An example of its use (from Richarz, "A new approach to the geometric Satake equivalence"; note that $\mathrm{Gr}_G$ is a right $fpqc$-quotient $\mathrm{Gr}_G := LG/L^+G$):
Consider the following diagram of ind-schemes $$ \mathrm{Gr}_G \times \mathrm{Gr}_G \overset{p}{\leftarrow} LG \times \mathrm{Gr}_G \overset{q}{\to} LG \times^{L^+G} \mathrm{Gr}_G \overset{m}{\to} \mathrm{Gr}_G. $$ Here $p$ (resp. $q$) is a right $L^+G$-torsor with respect to the $L^+G$-action on the left factor (resp. the diagonal action). The $LG$-action on $\mathrm{Gr}_G$ factors through $q$, giving rise to the morphism $m$.
If I want to take this as a definition (quotient a Cartesian product of two $G$-sets by the diagonal action), I am still not sure what kind of quotient I should be using, and I have some further questions I'd rather not probe alone if I don't have to.
When is $X \times^G Y$ a $G$-torsor, an $fpqc$ sheaf, an algebraic space, an ind-scheme, etc.? Does the side of the $G$-action on $X$ or $Y$ matter for the definition? Is the notation symmetric in $X$ and $Y$? Is it necessary that $X$ be a torsor? Are there other necessary conditions to define the space?
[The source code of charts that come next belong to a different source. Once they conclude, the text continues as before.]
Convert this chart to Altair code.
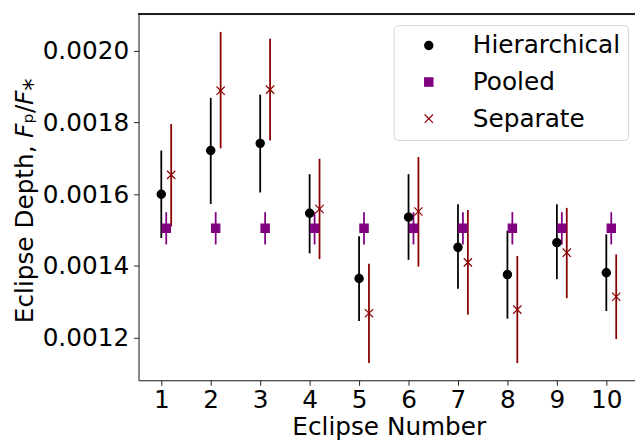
import altair as alt
import pandas as pd

eclipse = [1, 2, 3, 4, 5, 6, 7, 8, 9, 10]

hier = [0.001600, 0.001722, 0.001742, 0.001547, 0.001365, 0.001536, 0.001452, 0.001376, 0.001465, 0.001381]
hier_lo = [0.001478, 0.001573, 0.001605, 0.001435, 0.001246, 0.001417, 0.001336, 0.001253, 0.001363, 0.001274]
hier_hi = [0.001722, 0.001869, 0.001878, 0.001656, 0.001483, 0.001656, 0.001572, 0.001498, 0.001572, 0.001488]

pooled = [0.001505] * 10
pooled_lo = [0.001460] * 10
pooled_hi = [0.001550] * 10

sep = [0.001654, 0.001889, 0.001892, 0.001559, 0.001268, 0.001552, 0.001410, 0.001278, 0.001437, 0.001314]
sep_lo = [0.001510, 0.001728, 0.001750, 0.001419, 0.001129, 0.001398, 0.001264, 0.001129, 0.001310, 0.001196]
sep_hi = [0.001796, 0.002053, 0.002034, 0.001699, 0.001406, 0.001704, 0.001556, 0.001428, 0.001562, 0.001432]

series_names = ["Hierarchical", "Pooled", "Separate"]
series_colors = ["black", "purple", "darkred"]
series_fill = ["black", "purple", "transparent"]
series_shapes = ["circle", "square", "M-1,-1L1,1M1,-1L-1,1"]
series_stroke_w = [1.2, 1.2, 2.0]
x_offsets = [0.0, 0.1, 0.2]

y_ticks = [0.0012, 0.0014, 0.0016, 0.0018, 0.0020]

values = {
    "Hierarchical": (hier, hier_lo, hier_hi),
    "Pooled": (pooled, pooled_lo, pooled_hi),
    "Separate": (sep, sep_lo, sep_hi),
}

rows = []
for name, off in zip(series_names, x_offsets):
    v, lo, hi = values[name]
    for i, e in enumerate(eclipse):
        rows.append({"series": name, "bar": name, "x": e + off, "y": v[i], "lo": lo[i], "hi": hi[i]})
df = pd.DataFrame(rows)

W, H = 502, 370
FONT = "DejaVu Sans"

xs = alt.Scale(domain=[0.54, 10.58], nice=False, zero=False)
ys = alt.Scale(domain=[0.001081, 0.002102], nice=False, zero=False)

x_axis = alt.Axis(values=eclipse, format="d", title="Eclipse Number", grid=False,
                  labelFontSize=25, titleFontSize=25, labelFont=FONT, titleFont=FONT,
                  labelColor="black", titleColor="black", tickSize=5, tickColor="#222",
                  tickWidth=1, domainColor="#222", domainWidth=1, labelPadding=3,
                  labelFlush=False, labelOverlap=False,
                  titleX=253, titleY=55, titleBaseline="alphabetic", titleFontWeight="normal")
y_axis = alt.Axis(values=y_ticks, format=".4f", title="Eclipse Depth, 𝘍ₚ/𝘍⁎", grid=False,
                  labelFontSize=25, titleFontSize=25, labelFont=FONT, titleFont=FONT,
                  labelColor="black", titleColor="black", tickSize=5, tickColor="#222",
                  tickWidth=1, domainColor="#222", domainWidth=1, labelPadding=5,
                  labelFlush=False, labelOverlap=False,
                  titleX=-107, titleY=188, titleAngle=270, titleBaseline="alphabetic",
                  titleFontWeight="normal")

legend = alt.Legend(title=None, orient="none", legendX=258, legendY=11, padding=8,
                    symbolOffset=15, labelOffset=32, rowPadding=11, labelFontSize=25,
                    labelFont=FONT, labelColor="black", strokeColor="#d4d4d4",
                    fillColor="rgba(255,255,255,0.8)", cornerRadius=4, symbolSize=70,
                    symbolStrokeWidth=1.6)

bar_scale = alt.Scale(domain=series_names, range=series_colors)

rules = []
for name in series_names:
    rules.append(
        alt.Chart(df).transform_filter(alt.datum.series == name).mark_rule(strokeWidth=1.8).encode(
            x=alt.X("x:Q", scale=xs, axis=x_axis),
            y=alt.Y("lo:Q", scale=ys, axis=y_axis),
            y2="hi:Q",
            color=alt.Color("bar:N", scale=bar_scale, legend=None),
        )
    )

points = alt.Chart(df).mark_point(size=70, opacity=1).encode(
    x=alt.X("x:Q", scale=xs, axis=x_axis),
    y=alt.Y("y:Q", scale=ys, axis=y_axis),
    fill=alt.Fill("series:N", scale=alt.Scale(domain=series_names, range=series_fill), legend=legend),
    stroke=alt.Stroke("series:N", scale=alt.Scale(domain=series_names, range=series_colors), legend=legend),
    shape=alt.Shape("series:N", scale=alt.Scale(domain=series_names, range=series_shapes), legend=legend),
    strokeWidth=alt.StrokeWidth("bar:N", scale=alt.Scale(domain=series_names, range=series_stroke_w), legend=None),
)

top_spine = alt.Chart(df).mark_rule(color="#222", strokeWidth=1).encode(
    x=alt.value(0), x2=alt.value(W), y=alt.value(0)
)

chart = alt.layer(*rules, points, top_spine).resolve_scale(color="independent").properties(
    width=W, height=H, autosize="none",
    padding={"left": 132, "top": 4, "right": 0, "bottom": 58},
).configure_view(stroke=None).configure(background="white")

chart.save("out.html", embed_options={"renderer": "svg", "actions": False})
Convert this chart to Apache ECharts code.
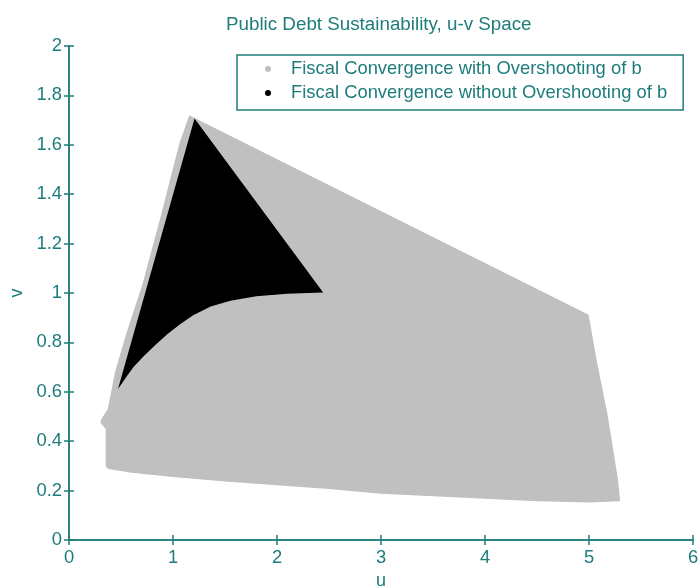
<!DOCTYPE html>
<html>
<head>
<meta charset="utf-8">
<script src="https://cdn.jsdelivr.net/npm/echarts@6/dist/echarts.min.js"></script>
<style>
html,body{margin:0;padding:0;background:#ffffff;}
#chart{width:699px;height:587px;}
</style>
</head>
<body>
<div id="chart"></div>
<script>
// ---- data ----
const titleText = 'Public Debt Sustainability, u-v Space';
const xName = 'u';
const yName = 'v';
const xTicks = [0, 1, 2, 3, 4, 5, 6];
const yTicks = [0, 0.2, 0.4, 0.6, 0.8, 1, 1.2, 1.4, 1.6, 1.8, 2];
const seriesNames = ['Fiscal Convergence with Overshooting of b', 'Fiscal Convergence without Overshooting of b'];

// boundary of the gray region (overshooting), u and v
const grayU = [1.16, 1.07, 0.88, 0.71, 0.56, 0.45, 0.41, 0.38, 0.32, 0.31, 0.36, 0.36, 0.38,
               0.6, 1.0, 1.5, 2.0, 2.5, 3.0, 3.5, 4.0, 4.5, 5.0, 5.29,
               5.29, 5.27, 5.17, 5.07, 4.99];
const grayV = [1.715, 1.607, 1.296, 1.03, 0.838, 0.68, 0.595, 0.53, 0.49, 0.475, 0.45, 0.30, 0.29,
               0.275, 0.258, 0.24, 0.225, 0.21, 0.19, 0.18, 0.17, 0.16, 0.155, 0.16,
               0.17, 0.25, 0.51, 0.72, 0.91];

// boundary of the black region (no overshooting), u and v
const blackU = [1.21, 2.43, 2.1, 1.8, 1.55, 1.36, 1.2, 1.06, 0.94, 0.82, 0.71, 0.62, 0.55, 0.49];
const blackV = [1.70, 1.005, 1.0, 0.99, 0.972, 0.948, 0.915, 0.875, 0.835, 0.79, 0.745, 0.705, 0.665, 0.628];

const ink = '#1e7d7b';
const grayColor = '#c0c0c0';
const blackColor = '#000000';

function toPairs(us, vs) { return us.map((u, i) => [u, vs[i]]); }

function polygonRenderer(us, vs) {
  return function (params, api) {
    if (params.dataIndex !== 0) return null;
    const pts = us.map((u, i) => api.coord([u, vs[i]]));
    return {
      type: 'polygon',
      shape: { points: pts },
      style: { fill: api.visual('color'), stroke: api.visual('color'), lineWidth: 1.5 }
    };
  };
}

const chart = echarts.init(document.getElementById('chart'), null, { renderer: 'canvas' });

const axisCommon = {
  type: 'value',
  axisLine: { show: true, lineStyle: { color: ink, width: 1.5 } },
  axisTick: { show: true, inside: true, length: 5, lineStyle: { color: ink, width: 1.5 } },
  splitLine: { show: false }
};

const fontFam = '"Liberation Sans", Arial, sans-serif';

chart.setOption({
  animation: false,
  backgroundColor: '#ffffff',
  textStyle: { fontFamily: fontFam },
  title: {
    text: titleText,
    left: 226,
    top: 15,
    padding: 0,
    textStyle: { fontSize: 18.8, fontWeight: 'normal', color: ink, fontFamily: fontFam }
  },
  grid: { left: 69, right: 6, top: 46, bottom: 47, containLabel: false, outerBoundsMode: 'none' },
  legend: {
    orient: 'vertical',
    left: 237,
    top: 55,
    padding: [5, 16, 8, 28],
    itemGap: 6,
    itemWidth: 36,
    itemHeight: 6,
    icon: 'circle',
    borderColor: ink,
    borderWidth: 1.5,
    backgroundColor: '#ffffff',
    textStyle: { fontSize: 18.4, color: ink, fontFamily: fontFam },
    data: seriesNames
  },
  xAxis: [
    Object.assign({}, axisCommon, {
      position: 'bottom', min: xTicks[0], max: xTicks[xTicks.length - 1], interval: xTicks[1] - xTicks[0],
      name: xName, nameLocation: 'middle', nameGap: 32,
      nameTextStyle: { fontSize: 18, color: ink },
      axisLabel: { show: true, fontSize: 18.4, color: ink, margin: 9 }
    }),
    Object.assign({}, axisCommon, {
      position: 'top', min: xTicks[0], max: xTicks[xTicks.length - 1], interval: xTicks[1] - xTicks[0],
      axisLabel: { show: false }
    })
  ],
  yAxis: [
    Object.assign({}, axisCommon, {
      position: 'left', min: yTicks[0], max: yTicks[yTicks.length - 1], interval: 0.2,
      name: yName, nameLocation: 'middle', nameGap: 42,
      nameTextStyle: { fontSize: 18, color: ink },
      axisLabel: { show: true, fontSize: 18.4, color: ink, margin: 7 }
    }),
    Object.assign({}, axisCommon, {
      position: 'right', min: yTicks[0], max: yTicks[yTicks.length - 1], interval: 0.2,
      axisLabel: { show: false }
    })
  ],
  series: [
    {
      name: seriesNames[0],
      type: 'custom',
      xAxisIndex: 0, yAxisIndex: 0,
      itemStyle: { color: grayColor },
      renderItem: polygonRenderer(grayU, grayV),
      data: toPairs(grayU, grayV),
      encode: { x: 0, y: 1 },
      z: 2
    },
    {
      name: seriesNames[1],
      type: 'custom',
      xAxisIndex: 0, yAxisIndex: 0,
      itemStyle: { color: blackColor },
      renderItem: polygonRenderer(blackU, blackV),
      data: toPairs(blackU, blackV),
      encode: { x: 0, y: 1 },
      z: 3
    }
  ]
});
</script>
</body>
</html>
Edit: after some random browsing here and on Overflow, I have found two possible names for the object and a possible definition. It is referred to as either a twisted product or a contracted product. I want to point out that none of the questions linked below have answers (outside of some fairly brief comments) or any references, so I would greatly appreciate a basic reference. I still can't seem to find any.
What is the algebraic interpretation of a contracted product? (MSE)
Contracted product of torsors (MO)
Question 3 includes a definition, and asks some of the same questions I'm interested in, but imposes some more conditions on the spaces involved than I thought would be necessary.